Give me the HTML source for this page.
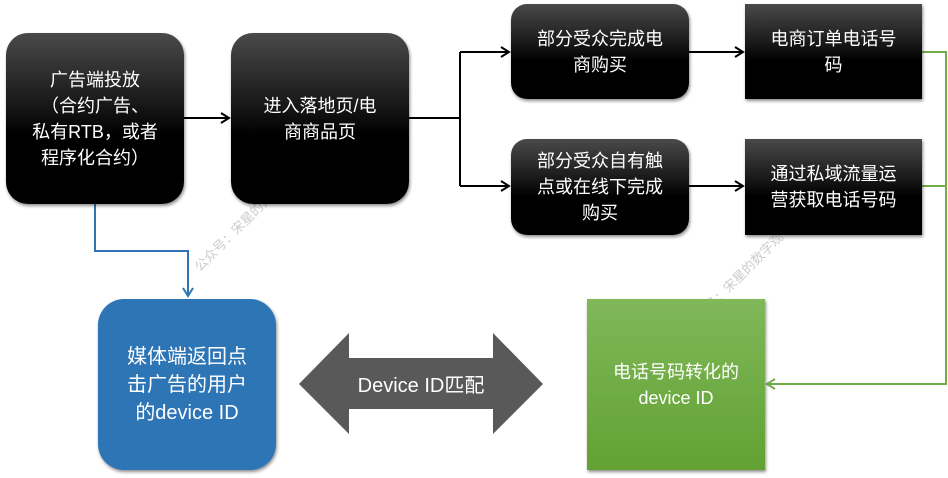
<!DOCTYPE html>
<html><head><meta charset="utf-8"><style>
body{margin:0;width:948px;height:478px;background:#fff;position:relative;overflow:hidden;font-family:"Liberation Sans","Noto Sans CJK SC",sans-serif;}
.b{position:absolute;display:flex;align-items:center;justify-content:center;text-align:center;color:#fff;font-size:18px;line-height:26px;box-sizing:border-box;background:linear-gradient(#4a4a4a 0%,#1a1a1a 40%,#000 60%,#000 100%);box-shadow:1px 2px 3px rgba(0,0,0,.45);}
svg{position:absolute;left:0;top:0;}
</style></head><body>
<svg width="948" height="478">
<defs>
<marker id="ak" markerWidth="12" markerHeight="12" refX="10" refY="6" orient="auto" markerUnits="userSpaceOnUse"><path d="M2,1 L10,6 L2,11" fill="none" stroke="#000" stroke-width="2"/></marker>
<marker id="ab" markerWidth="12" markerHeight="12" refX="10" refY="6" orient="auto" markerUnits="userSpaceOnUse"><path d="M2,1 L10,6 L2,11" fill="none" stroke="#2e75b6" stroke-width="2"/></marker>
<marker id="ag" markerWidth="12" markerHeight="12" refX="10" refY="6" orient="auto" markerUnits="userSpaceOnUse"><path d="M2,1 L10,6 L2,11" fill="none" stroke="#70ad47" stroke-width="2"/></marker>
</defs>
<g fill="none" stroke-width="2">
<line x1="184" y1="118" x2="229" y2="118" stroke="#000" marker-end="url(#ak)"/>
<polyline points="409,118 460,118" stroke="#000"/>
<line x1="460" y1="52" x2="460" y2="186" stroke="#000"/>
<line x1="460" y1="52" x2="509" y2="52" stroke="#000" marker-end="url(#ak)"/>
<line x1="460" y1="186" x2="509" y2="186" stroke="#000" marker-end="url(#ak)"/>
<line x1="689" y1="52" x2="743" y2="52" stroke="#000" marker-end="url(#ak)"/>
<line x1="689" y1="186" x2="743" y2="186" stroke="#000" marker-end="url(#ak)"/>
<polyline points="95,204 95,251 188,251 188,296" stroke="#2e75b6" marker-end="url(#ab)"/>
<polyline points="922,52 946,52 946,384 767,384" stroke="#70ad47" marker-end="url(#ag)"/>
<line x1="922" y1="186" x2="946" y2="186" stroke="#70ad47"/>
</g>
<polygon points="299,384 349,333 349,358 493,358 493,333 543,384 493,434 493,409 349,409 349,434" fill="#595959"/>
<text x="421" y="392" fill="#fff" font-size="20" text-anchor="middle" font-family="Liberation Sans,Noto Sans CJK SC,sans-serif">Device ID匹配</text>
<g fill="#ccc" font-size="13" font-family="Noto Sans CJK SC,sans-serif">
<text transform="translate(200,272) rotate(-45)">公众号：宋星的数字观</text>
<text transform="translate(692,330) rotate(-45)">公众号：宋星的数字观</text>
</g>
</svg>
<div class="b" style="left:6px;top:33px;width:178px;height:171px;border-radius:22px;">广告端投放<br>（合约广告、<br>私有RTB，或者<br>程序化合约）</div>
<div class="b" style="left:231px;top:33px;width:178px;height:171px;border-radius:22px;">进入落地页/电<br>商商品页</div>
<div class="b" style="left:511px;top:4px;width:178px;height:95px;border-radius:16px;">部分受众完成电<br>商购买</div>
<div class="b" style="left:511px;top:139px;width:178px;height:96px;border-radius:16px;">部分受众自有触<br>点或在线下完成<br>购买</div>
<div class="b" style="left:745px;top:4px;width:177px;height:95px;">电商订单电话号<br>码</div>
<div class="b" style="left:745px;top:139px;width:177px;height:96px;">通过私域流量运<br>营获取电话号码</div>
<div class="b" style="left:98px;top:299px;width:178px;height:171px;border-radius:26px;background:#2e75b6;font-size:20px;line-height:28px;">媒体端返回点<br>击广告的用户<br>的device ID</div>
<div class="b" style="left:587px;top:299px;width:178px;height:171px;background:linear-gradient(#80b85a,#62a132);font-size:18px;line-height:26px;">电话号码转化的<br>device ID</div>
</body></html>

## TASK PROMPT
Repeat the lines above exactly, and keep every picture out.

## RESPONSE
Give me the HTML source for this page.
<!DOCTYPE html>
<html><head><meta charset="utf-8"><style>
body{margin:0;width:948px;height:478px;background:#fff;position:relative;overflow:hidden;font-family:"Liberation Sans","Noto Sans CJK SC",sans-serif;}
.b{position:absolute;display:flex;align-items:center;justify-content:center;text-align:center;color:#fff;font-size:18px;line-height:26px;box-sizing:border-box;background:linear-gradient(#4a4a4a 0%,#1a1a1a 40%,#000 60%,#000 100%);box-shadow:1px 2px 3px rgba(0,0,0,.45);}
svg{position:absolute;left:0;top:0;}
</style></head><body>
<svg width="948" height="478">
<defs>
<marker id="ak" markerWidth="12" markerHeight="12" refX="10" refY="6" orient="auto" markerUnits="userSpaceOnUse"><path d="M2,1 L10,6 L2,11" fill="none" stroke="#000" stroke-width="2"/></marker>
<marker id="ab" markerWidth="12" markerHeight="12" refX="10" refY="6" orient="auto" markerUnits="userSpaceOnUse"><path d="M2,1 L10,6 L2,11" fill="none" stroke="#2e75b6" stroke-width="2"/></marker>
<marker id="ag" markerWidth="12" markerHeight="12" refX="10" refY="6" orient="auto" markerUnits="userSpaceOnUse"><path d="M2,1 L10,6 L2,11" fill="none" stroke="#70ad47" stroke-width="2"/></marker>
</defs>
<g fill="none" stroke-width="2">
<line x1="184" y1="118" x2="229" y2="118" stroke="#000" marker-end="url(#ak)"/>
<polyline points="409,118 460,118" stroke="#000"/>
<line x1="460" y1="52" x2="460" y2="186" stroke="#000"/>
<line x1="460" y1="52" x2="509" y2="52" stroke="#000" marker-end="url(#ak)"/>
<line x1="460" y1="186" x2="509" y2="186" stroke="#000" marker-end="url(#ak)"/>
<line x1="689" y1="52" x2="743" y2="52" stroke="#000" marker-end="url(#ak)"/>
<line x1="689" y1="186" x2="743" y2="186" stroke="#000" marker-end="url(#ak)"/>
<polyline points="95,204 95,251 188,251 188,296" stroke="#2e75b6" marker-end="url(#ab)"/>
<polyline points="922,52 946,52 946,384 767,384" stroke="#70ad47" marker-end="url(#ag)"/>
<line x1="922" y1="186" x2="946" y2="186" stroke="#70ad47"/>
</g>
<polygon points="299,384 349,333 349,358 493,358 493,333 543,384 493,434 493,409 349,409 349,434" fill="#595959"/>
<text x="421" y="392" fill="#fff" font-size="20" text-anchor="middle" font-family="Liberation Sans,Noto Sans CJK SC,sans-serif">Device ID匹配</text>
<g fill="#ccc" font-size="13" font-family="Noto Sans CJK SC,sans-serif">
<text transform="translate(200,272) rotate(-45)">公众号：宋星的数字观</text>
<text transform="translate(692,330) rotate(-45)">公众号：宋星的数字观</text>
</g>
</svg>
<div class="b" style="left:6px;top:33px;width:178px;height:171px;border-radius:22px;">广告端投放<br>（合约广告、<br>私有RTB，或者<br>程序化合约）</div>
<div class="b" style="left:231px;top:33px;width:178px;height:171px;border-radius:22px;">进入落地页/电<br>商商品页</div>
<div class="b" style="left:511px;top:4px;width:178px;height:95px;border-radius:16px;">部分受众完成电<br>商购买</div>
<div class="b" style="left:511px;top:139px;width:178px;height:96px;border-radius:16px;">部分受众自有触<br>点或在线下完成<br>购买</div>
<div class="b" style="left:745px;top:4px;width:177px;height:95px;">电商订单电话号<br>码</div>
<div class="b" style="left:745px;top:139px;width:177px;height:96px;">通过私域流量运<br>营获取电话号码</div>
<div class="b" style="left:98px;top:299px;width:178px;height:171px;border-radius:26px;background:#2e75b6;font-size:20px;line-height:28px;">媒体端返回点<br>击广告的用户<br>的device ID</div>
<div class="b" style="left:587px;top:299px;width:178px;height:171px;background:linear-gradient(#80b85a,#62a132);font-size:18px;line-height:26px;">电话号码转化的<br>device ID</div>
</body></html>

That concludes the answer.